§ PROBLEM DESCRIPTION
Could you print every record below exactly as it appears?

[BEGIN]

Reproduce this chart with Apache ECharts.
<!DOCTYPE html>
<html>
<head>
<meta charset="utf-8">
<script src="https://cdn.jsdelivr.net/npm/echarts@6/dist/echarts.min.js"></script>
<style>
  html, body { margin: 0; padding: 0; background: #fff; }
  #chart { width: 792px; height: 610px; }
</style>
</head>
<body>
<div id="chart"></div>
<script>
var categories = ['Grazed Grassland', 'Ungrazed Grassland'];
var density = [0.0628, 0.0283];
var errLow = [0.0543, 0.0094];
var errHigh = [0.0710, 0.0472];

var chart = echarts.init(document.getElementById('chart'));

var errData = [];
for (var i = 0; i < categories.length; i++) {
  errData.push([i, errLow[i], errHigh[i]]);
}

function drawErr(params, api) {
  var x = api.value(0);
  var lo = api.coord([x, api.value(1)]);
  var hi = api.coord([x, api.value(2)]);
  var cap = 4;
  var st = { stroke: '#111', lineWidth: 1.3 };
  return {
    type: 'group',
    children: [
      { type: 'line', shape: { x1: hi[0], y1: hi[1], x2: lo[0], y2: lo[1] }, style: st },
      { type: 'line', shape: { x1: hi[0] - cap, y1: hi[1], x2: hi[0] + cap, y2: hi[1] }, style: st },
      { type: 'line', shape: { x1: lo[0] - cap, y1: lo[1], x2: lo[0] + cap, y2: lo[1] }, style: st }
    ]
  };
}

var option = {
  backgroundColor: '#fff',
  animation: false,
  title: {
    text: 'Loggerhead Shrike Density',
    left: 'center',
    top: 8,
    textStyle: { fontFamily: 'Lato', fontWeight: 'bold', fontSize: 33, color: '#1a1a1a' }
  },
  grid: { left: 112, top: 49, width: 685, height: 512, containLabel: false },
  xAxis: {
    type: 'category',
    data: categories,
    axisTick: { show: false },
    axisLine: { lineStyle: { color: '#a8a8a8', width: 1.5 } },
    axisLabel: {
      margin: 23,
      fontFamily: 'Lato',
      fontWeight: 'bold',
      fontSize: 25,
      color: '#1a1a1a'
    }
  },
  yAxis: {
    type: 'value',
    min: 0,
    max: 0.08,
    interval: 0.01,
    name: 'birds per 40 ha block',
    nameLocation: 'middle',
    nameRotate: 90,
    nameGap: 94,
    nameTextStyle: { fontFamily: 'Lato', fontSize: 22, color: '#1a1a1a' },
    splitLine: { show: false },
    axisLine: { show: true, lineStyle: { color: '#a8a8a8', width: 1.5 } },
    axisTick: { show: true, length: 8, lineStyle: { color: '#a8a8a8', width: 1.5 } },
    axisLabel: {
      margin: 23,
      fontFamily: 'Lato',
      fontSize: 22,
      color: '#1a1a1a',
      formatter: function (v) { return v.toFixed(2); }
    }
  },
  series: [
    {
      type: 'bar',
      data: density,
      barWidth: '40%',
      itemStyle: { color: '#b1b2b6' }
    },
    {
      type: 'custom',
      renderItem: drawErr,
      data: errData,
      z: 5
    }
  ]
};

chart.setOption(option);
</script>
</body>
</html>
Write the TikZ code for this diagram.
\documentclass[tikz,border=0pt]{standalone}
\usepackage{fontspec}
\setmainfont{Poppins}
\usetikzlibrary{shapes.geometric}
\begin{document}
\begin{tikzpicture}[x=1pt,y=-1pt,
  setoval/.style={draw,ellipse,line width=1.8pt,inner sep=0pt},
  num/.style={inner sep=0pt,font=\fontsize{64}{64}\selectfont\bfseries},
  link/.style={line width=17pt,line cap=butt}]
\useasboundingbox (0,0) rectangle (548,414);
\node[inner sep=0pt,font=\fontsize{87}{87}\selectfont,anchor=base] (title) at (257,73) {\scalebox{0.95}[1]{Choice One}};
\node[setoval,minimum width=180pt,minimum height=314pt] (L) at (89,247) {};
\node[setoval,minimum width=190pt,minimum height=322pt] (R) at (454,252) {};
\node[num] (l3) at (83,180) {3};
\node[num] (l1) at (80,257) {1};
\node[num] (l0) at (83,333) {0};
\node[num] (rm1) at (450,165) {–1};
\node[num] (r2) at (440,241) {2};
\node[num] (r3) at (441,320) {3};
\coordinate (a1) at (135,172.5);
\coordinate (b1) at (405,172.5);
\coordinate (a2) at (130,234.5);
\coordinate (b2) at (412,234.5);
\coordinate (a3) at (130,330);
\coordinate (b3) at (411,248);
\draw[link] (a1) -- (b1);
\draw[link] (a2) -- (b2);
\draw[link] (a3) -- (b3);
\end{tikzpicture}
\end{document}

[END]

§ THE OUTPUT
Reproduce this chart with Apache ECharts.
<!DOCTYPE html>
<html>
<head>
<meta charset="utf-8">
<script src="https://cdn.jsdelivr.net/npm/echarts@6/dist/echarts.min.js"></script>
<style>
  html, body { margin: 0; padding: 0; background: #fff; }
  #chart { width: 792px; height: 610px; }
</style>
</head>
<body>
<div id="chart"></div>
<script>
var categories = ['Grazed Grassland', 'Ungrazed Grassland'];
var density = [0.0628, 0.0283];
var errLow = [0.0543, 0.0094];
var errHigh = [0.0710, 0.0472];

var chart = echarts.init(document.getElementById('chart'));

var errData = [];
for (var i = 0; i < categories.length; i++) {
  errData.push([i, errLow[i], errHigh[i]]);
}

function drawErr(params, api) {
  var x = api.value(0);
  var lo = api.coord([x, api.value(1)]);
  var hi = api.coord([x, api.value(2)]);
  var cap = 4;
  var st = { stroke: '#111', lineWidth: 1.3 };
  return {
    type: 'group',
    children: [
      { type: 'line', shape: { x1: hi[0], y1: hi[1], x2: lo[0], y2: lo[1] }, style: st },
      { type: 'line', shape: { x1: hi[0] - cap, y1: hi[1], x2: hi[0] + cap, y2: hi[1] }, style: st },
      { type: 'line', shape: { x1: lo[0] - cap, y1: lo[1], x2: lo[0] + cap, y2: lo[1] }, style: st }
    ]
  };
}

var option = {
  backgroundColor: '#fff',
  animation: false,
  title: {
    text: 'Loggerhead Shrike Density',
    left: 'center',
    top: 8,
    textStyle: { fontFamily: 'Lato', fontWeight: 'bold', fontSize: 33, color: '#1a1a1a' }
  },
  grid: { left: 112, top: 49, width: 685, height: 512, containLabel: false },
  xAxis: {
    type: 'category',
    data: categories,
    axisTick: { show: false },
    axisLine: { lineStyle: { color: '#a8a8a8', width: 1.5 } },
    axisLabel: {
      margin: 23,
      fontFamily: 'Lato',
      fontWeight: 'bold',
      fontSize: 25,
      color: '#1a1a1a'
    }
  },
  yAxis: {
    type: 'value',
    min: 0,
    max: 0.08,
    interval: 0.01,
    name: 'birds per 40 ha block',
    nameLocation: 'middle',
    nameRotate: 90,
    nameGap: 94,
    nameTextStyle: { fontFamily: 'Lato', fontSize: 22, color: '#1a1a1a' },
    splitLine: { show: false },
    axisLine: { show: true, lineStyle: { color: '#a8a8a8', width: 1.5 } },
    axisTick: { show: true, length: 8, lineStyle: { color: '#a8a8a8', width: 1.5 } },
    axisLabel: {
      margin: 23,
      fontFamily: 'Lato',
      fontSize: 22,
      color: '#1a1a1a',
      formatter: function (v) { return v.toFixed(2); }
    }
  },
  series: [
    {
      type: 'bar',
      data: density,
      barWidth: '40%',
      itemStyle: { color: '#b1b2b6' }
    },
    {
      type: 'custom',
      renderItem: drawErr,
      data: errData,
      z: 5
    }
  ]
};

chart.setOption(option);
</script>
</body>
</html>
Write the TikZ code for this diagram.
\documentclass[tikz,border=0pt]{standalone}
\usepackage{fontspec}
\setmainfont{Poppins}
\usetikzlibrary{shapes.geometric}
\begin{document}
\begin{tikzpicture}[x=1pt,y=-1pt,
  setoval/.style={draw,ellipse,line width=1.8pt,inner sep=0pt},
  num/.style={inner sep=0pt,font=\fontsize{64}{64}\selectfont\bfseries},
  link/.style={line width=17pt,line cap=butt}]
\useasboundingbox (0,0) rectangle (548,414);
\node[inner sep=0pt,font=\fontsize{87}{87}\selectfont,anchor=base] (title) at (257,73) {\scalebox{0.95}[1]{Choice One}};
\node[setoval,minimum width=180pt,minimum height=314pt] (L) at (89,247) {};
\node[setoval,minimum width=190pt,minimum height=322pt] (R) at (454,252) {};
\node[num] (l3) at (83,180) {3};
\node[num] (l1) at (80,257) {1};
\node[num] (l0) at (83,333) {0};
\node[num] (rm1) at (450,165) {–1};
\node[num] (r2) at (440,241) {2};
\node[num] (r3) at (441,320) {3};
\coordinate (a1) at (135,172.5);
\coordinate (b1) at (405,172.5);
\coordinate (a2) at (130,234.5);
\coordinate (b2) at (412,234.5);
\coordinate (a3) at (130,330);
\coordinate (b3) at (411,248);
\draw[link] (a1) -- (b1);
\draw[link] (a2) -- (b2);
\draw[link] (a3) -- (b3);
\end{tikzpicture}
\end{document}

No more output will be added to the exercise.